Many other kernels have cooperated with userland to balance memory (and for 
that matter disk-space).

Just imagine how much better the desktop experience would be, if we could send 
SIGVM to firefox to tell it stop being a memory-pig.

(At least two of the major operating systems in the desktop world does 
something like that today.)

> Io latency is not the factor there. We must avoid situations where
> instantiating a vnode stalls waiting for KVA to appear, similarly we
> must avoid system state where vnodes allocation consumed so much kmem
> that other allocations stall.

My argument is the precise opposite:  We must make vnodes and the allocations 
they cause responsive to the sytems overall memory availability, well in 
advance of the shortage happening in the first place.

> Quite indicative is that we do not shrink the vnode list on low memory
> events.  Vnlru also does not account for the memory pressure.

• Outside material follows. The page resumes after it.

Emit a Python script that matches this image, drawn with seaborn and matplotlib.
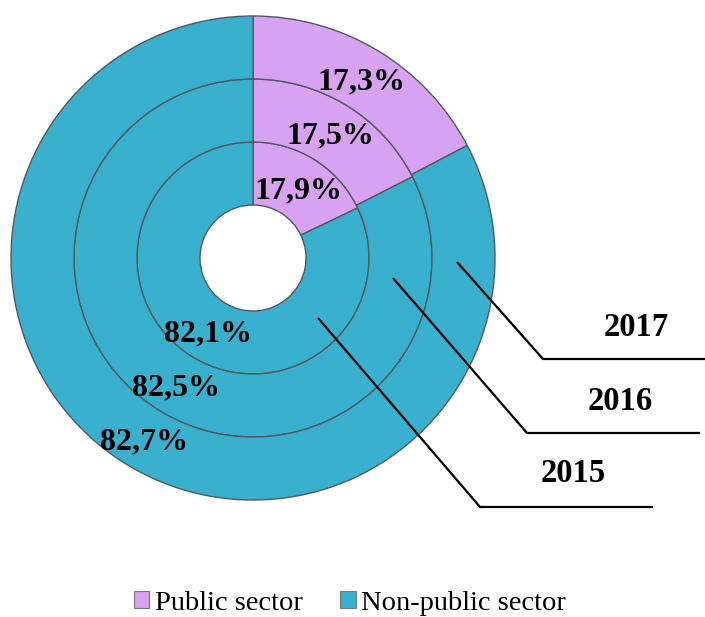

The only reason we do not, is that we cannot tell definitively if freeing a 
vnode will cause disk-I/O (which may not matter with SSD's) or even how much 
memory it might free, if anything.

-- 
Poul-Henning Kamp       | UNIX since Zilog Zeus 3.20
p...@freebsd.org         | TCP/IP since RFC 956
FreeBSD committer       | BSD since 4.3-tahoe    
Never attribute to malice what can adequately be explained by incompetence.